You won’t find Christmas trees or Santa Claus in the New Testament — they and other Christmas customs evolved over time, sometimes passively influenced by pagan traditions, and sometimes deliberately co-opting and replacing those traditions. Many other Christmas traditions may come from rituals surrounding the winter solstice, which marks the shortest day and longest night of the year.Enough Christmas traditions arise from the solstice and other pagan sources that some Christian sects have banned the holiday over the years. Some examples of the interplay between solstice and Christmas — and, even earlier, Hannukah:
1. Many believe that Christmas is celebrated on December 25th to muddy the focus of the solstice’s celebration of the sun god, which fell on the same date on the Julian calendar. (In modern times the solstice takes place within a few days of Christmas.) Pagans and Christians would observe similar traditions, making it easy to transition from worshiping pagan forces to venerating Jesus and the Christian God.

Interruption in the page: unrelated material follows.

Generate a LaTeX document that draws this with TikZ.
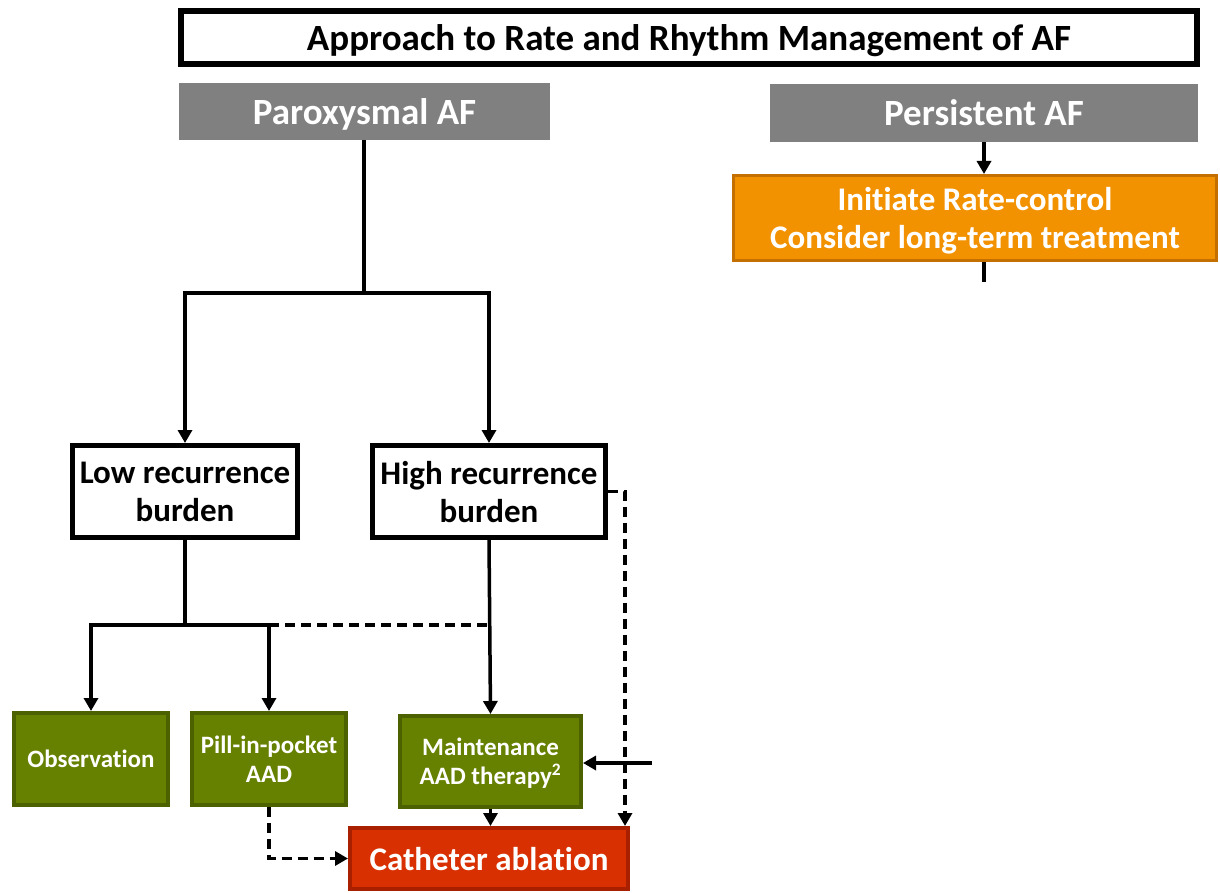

2. The cold, dark and death that prevail during the solstice season convinced some people that a screen between our world and one of evil spirits was thinner or more porous at this time of year. Many observances were meant to protect against the bad spirits. “The Holiday Bells, or jingle bells were-are used to drive evil spirits away.” The same goes for mistletoe, which guarded against evil when hung in a doorway.
3. There are competing versions of the history of Christmas trees. One is that they originated in Germany in the 1500s. Another is that they began with paganism. ”Many Pagan cultures” would cut evergreen boughs or other plants (like mistletoe) that were still green and use them to decorate their homes or temples around solstice. At a time of year when the plants were dying and sunshine was in short supply, green vegetation was a reminder that both would return.

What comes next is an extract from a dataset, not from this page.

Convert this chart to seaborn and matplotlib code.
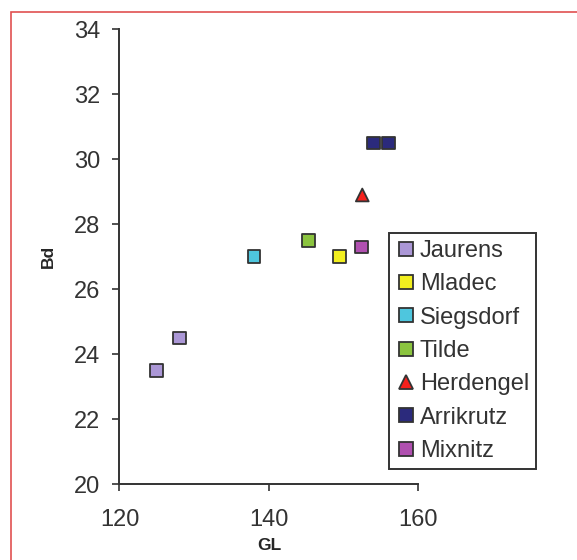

4. The Yule log may be the current manifestation of the “Juul” log that pagans burned on the solstice to honor the sun, which was about to start hanging around longer each day. “Fires were lit to symbolize the heat, light and life-giving properties of the returning sun.” Christians changed the symbolism: ”the fire came to represent the light of the Savior instead of the light of the Sun.”
5. Like the Christians absorbed solstice by setting Christmas at the same time, much earlier in history Jews may have used Hanukkah the same way. Also known as the Festival of Lights, Hanukkah celebrates the ancient Jews’ rededication of their Temple after the Syrian Greeks occupied and defiled it. The Jews may have been “capturing a pagan solstice festival that had won wide support among partially [paganized] Jews, in order to make it a day of God’s victory over paganism. Even the lighting of candles for Hanukkah fits the context of the surrounding torchlight honors for the sun.”
Religions and holidays evolve over time, but it is interesting how certain elements of an observance — like fire and green vegetation in the winter — can stay the same for thousands of years.